L’étude de Greenfeld a bien sa place à l’intérieur de cette collection d’ouvrages. Mais il ne faut pas se tromper. Aucune vision d’ensemble — pas plus celle de Greenfeld que de tel autre — ne détient le monopole sur la vérité, ni les moyens d’expliquer au complet l’essor des nationalismes depuis plusieurs siècles.

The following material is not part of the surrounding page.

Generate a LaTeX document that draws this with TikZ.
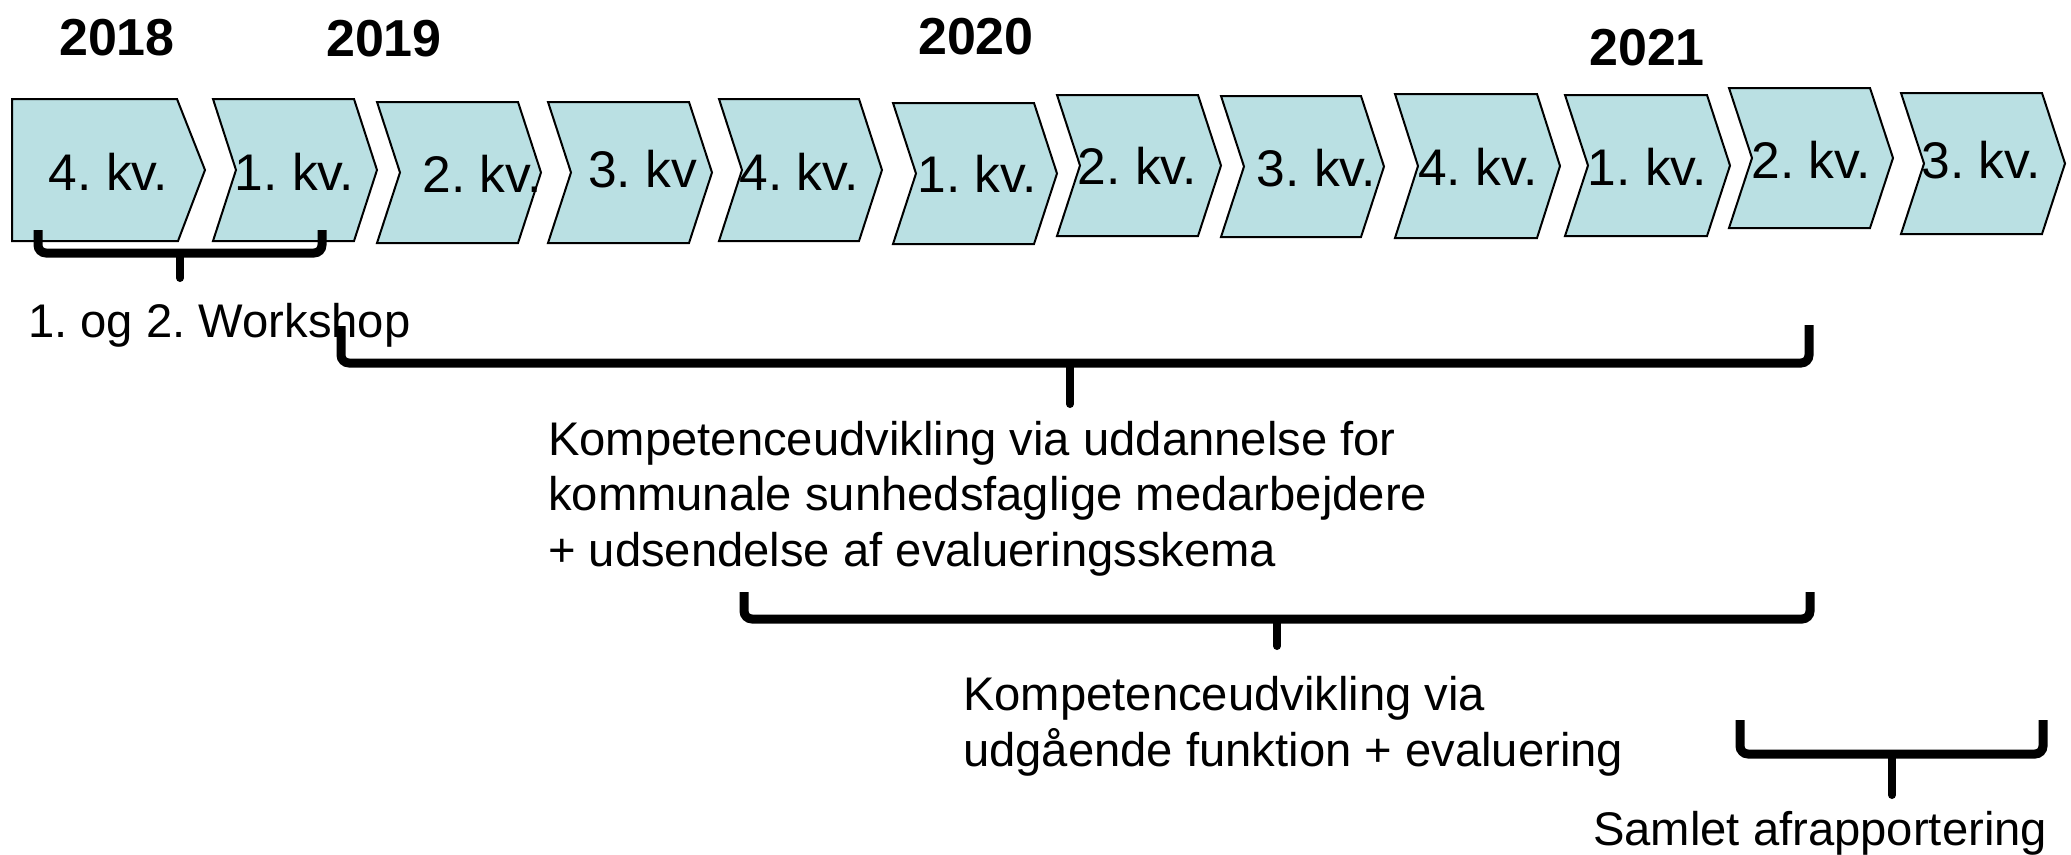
\documentclass[tikz,border=0pt]{standalone}
\usepackage{fontspec}
\setmainfont{Liberation Sans}
\frenchspacing
\definecolor{chevfill}{RGB}{186,224,227}
\tikzset{
  chevron/.style={draw=black, line width=2pt, fill=chevfill, line join=miter},
  kv/.style={font=\fontsize{51.5}{60}\selectfont, inner sep=0pt, anchor=base},
  year/.style={font=\fontsize{52}{60}\selectfont\bfseries, inner sep=0pt, anchor=base},
  body/.style={font=\fontsize{47.2}{55}\selectfont, inner sep=0pt, anchor=base west},
  bracket/.style={draw=black, line width=9pt, rounded corners=8pt, line cap=butt},
  tick/.style={draw=black, line width=8pt, line cap=round},
}
\begin{document}
\begin{tikzpicture}[x=1pt,y=-1pt]
\useasboundingbox (0,0) rectangle (2071,854);

% chevrons
\draw[chevron] (12,99) -- (177,99) -- (205,170) -- (178,241) -- (12,241) -- cycle;
\foreach \L/\T/\B/\X in {213/99/241/377, 377/102/243/541, 548/102/243/712,
  719/99/241/882, 893/103/244/1057, 1057/95/236/1221, 1221/96/237/1384,
  1395/94/238/1560, 1565/95/236/1730, 1729/88/228/1893, 1901/93/234/2065}{
  \draw[chevron] (\L,\T) -- (\X-23,\T) -- (\X,{(\T+\B)/2}) -- (\X-23,\B)
    -- (\L,\B) -- (\L+23,{(\T+\B)/2}) -- cycle;
}

% quarter labels
\node[kv] (q1)  at (108.5,190)  {4. kv.};
\node[kv] (q2)  at (294.6,190.7){1. kv.};
\node[kv] (q3)  at (482,192.7)  {2. kv.};
\node[kv] (q4)  at (642.5,187)  {3. kv};
\node[kv] (q5)  at (799,190.7)  {4. kv.};
\node[kv] (q6)  at (977,192.7)  {1. kv.};
\node[kv] (q7)  at (1137.5,184) {2. kv.};
\node[kv] (q8)  at (1316.5,186.7){3. kv.};
\node[kv] (q9)  at (1477.7,185) {4. kv.};
\node[kv] (q10) at (1647.5,185) {1. kv.};
\node[kv] (q11) at (1811,178.3) {2. kv.};
\node[kv] (q12) at (1981,178)   {3. kv.};

% years
\node[year] (y2018) at (117,55)   {2018};
\node[year] (y2019) at (384,56.5) {2019};
\node[year] (y2020) at (976,54)   {2020};
\node[year] (y2021) at (1647,65)  {2021};

% texts
\node[body] (ws)  at (28,337)    {1. og 2. Workshop};
\node[body] (k1a) at (548,455)   {Kompetenceudvikling via uddannelse for};
\node[body] (k1b) at (548,510.5) {kommunale sunhedsfaglige medarbejdere};
\node[body] (k1c) at (548,566)   {+ udsendelse af evalueringsskema};
\node[body] (k2a) at (963,710.7) {Kompetenceudvikling via};
\node[body] (k2b) at (963,766.7) {udgående funktion + evaluering};
\node[body] (sa)  at (1593,845)  {Samlet afrapportering};

% brackets
\draw[bracket] (38,230) -- (38,253) -- (322,253) -- (322,230);
\draw[tick] (180,253) -- (180,278);
\draw[bracket] (341,326) -- (341,363) -- (1809,363) -- (1809,325);
\draw[tick] (1070,363) -- (1070,404);
\draw[bracket] (744,592) -- (744,619) -- (1810,619) -- (1810,592);
\draw[tick] (1277,619) -- (1277,646);
\draw[bracket] (1740,720) -- (1740,754) -- (2043,754) -- (2043,720);
\draw[tick] (1892,754) -- (1892,795);
\end{tikzpicture}
\end{document}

Quant à notre cadre canadien, il reste encore beaucoup à expliquer : que ce soit le rapport entre nationalismes ethnique et civique; les rapports à la fois contradictoires et complémentaires entre nationalismes canadien, québécois et autochtone; la façon dont différentes couches de la population vivent l’identité nationale; les implications de la mondialisation d’une part, de l’égoïsme individualiste de l’autre, pour l’identité nationale au 21e siècle. Aux jeunes chercheurs — et à leurs aînés — de se mettre au travail!